Data quality management tools (DQM) are growing significantly as volume of data has increased and dependency of more automated tools depend on a high degree of accuracy of the data to avoid exceptions and delays in processes. As customers and other trading partners expectations increase in terms of automation and speed they are more and more dependent on good quality data to be able to execute such processes resulting in a direct impact on both revenues and costs for organizations.
What are the evaluation criteria requirements for a data quality tool and what are the gaping holes which despite implementing these kinds of tools still often results in failure of data cleansing and quality projects. From a technical perspective a DQM application should:
(1) Extracts, parsing and data connectivity
The first step of this kind of application is to either connect to the data or get the data loaded in to the application. There are multiple ways data can get loaded in to the application or the ability to connect and view the data. This also includes the ability to parse or split data fields.
(2) Data profiling
Once the application has or has access to the data the first step of the DQM process is to perform some level of data profiling which would include running statistics on the data (min/max, average, number of missing attributes) including determining relationships between the data. This should also include the ability to verify the accuracy of certain columns such as e-mail addresses, phone numbers etc. as well as the availability of reference libraries such as postal codes, spelling accuracy.
(3) Cleansing and standardization
Data cleansing involves both using seeded automated cleansing functionalities such as date standardization, eliminating spaces, transform functions (such as replacing 1 for F and 2 for M), calculating values, identifying incorrect location names referencing external libraries as well as defining standard rule sets and data normalization which will help the identification of missing or incorrect information. This also includes the ability to manually adjust information.

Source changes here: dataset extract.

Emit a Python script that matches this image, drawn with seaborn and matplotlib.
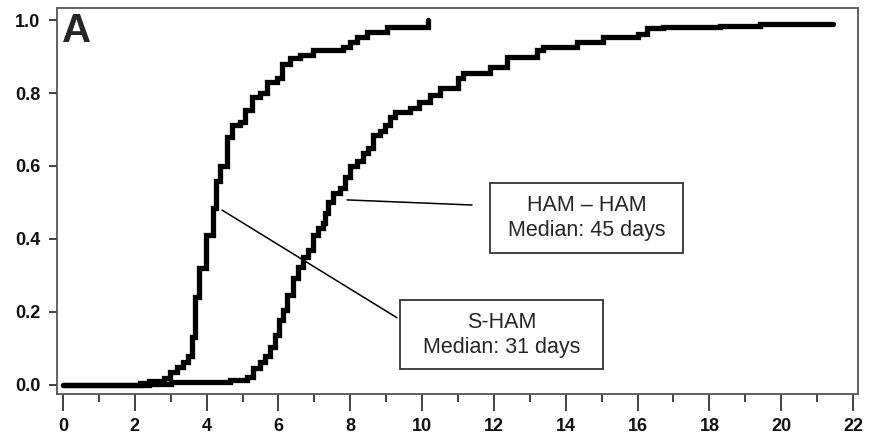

Deduping records involve leveraging a variety or combination of fields and algorithms to identify, merge and clean up records. Duplicate records can be the result of poor data entry procedures, merging of applications, company mergers or many other reasons. You should ensure that not only addresses are deduped but that any data can be assessed for duplication. Once a suspect duplicate record is identified the process for actually merging the record needs to be clarified which could include automated rules to select which attributes are to be prioritized and/or manual process to clean up the duplication.
(5) Load and export
Ability of the application to export the data in a variety of formats, connect to databases or data stores to drop either full data or incrementally.
New emerging capabilities in DQM applications.
DQM tools are typically designed and built by engineers. Making a data quality project successful is not only the technical aspects of analyzing and cleaning the data but several other aspects. What a few new DQL applications are incorporating in to the application tool set includes areas which are more related to the management of the project and processes either on a one-time of continuing basis. These types of new capabilities can be just as important for successfully getting through a data cleaning or quality project:
(1) Automated task management of stakeholders and data owners
These types of processes or projects usually involve a large set of internal as well as external stakeholders. Managing this through spreadsheets and emails can be a daunting and complex affaire. Applications, which can automate parts of this process, can add significant value and predictability of success of the project. This could be from simple things like monitoring adherence to standards defined and throwing exceptions/tasks to specific users or data owners when violated or coordinating large scale validation directly with external parties such as requesting updated tax exemption certificates or addresses directly.
(2) Data flexibility – ability to handle any data
Some DQM applications are highly specialized to manage only address verification or part/SKU cleansing. The DQM application should be able to handle any type of MDM (master data) or transactional data with flexible rule definitions.
(3) Big Data cleansing
Big Data files can come in structured, semi-structured and completely unstructured formats. Standardizing and automating the cleansing of this data can be necessary on a continuous basis. This emerging process of cleaning up large amounts of data requires automated transformation rules, which can be applied unstructured, formats.
(4) Data governance and adherence monitoring
Data governance and monitoring adherence is a key aspect of being able to maintain accuracy and cleanliness of the data. Many applications are unable to enforce business rules, which is desired from a structural perspective. Some DQM applications can be used to monitoring the data governance processes for requesting new attributes or values and exception monitoring to achieve a higher level of quality of your information.
(5) Project status reporting
A typical data quality management or conversion project goes through a series of steps and phases involving a large set of stakeholders. Appropriate allocation of responsibility, progress on cleansing and inter-dependency of tasks is a complex process and some applications are starting to take on these types of collaborative functionalities as well.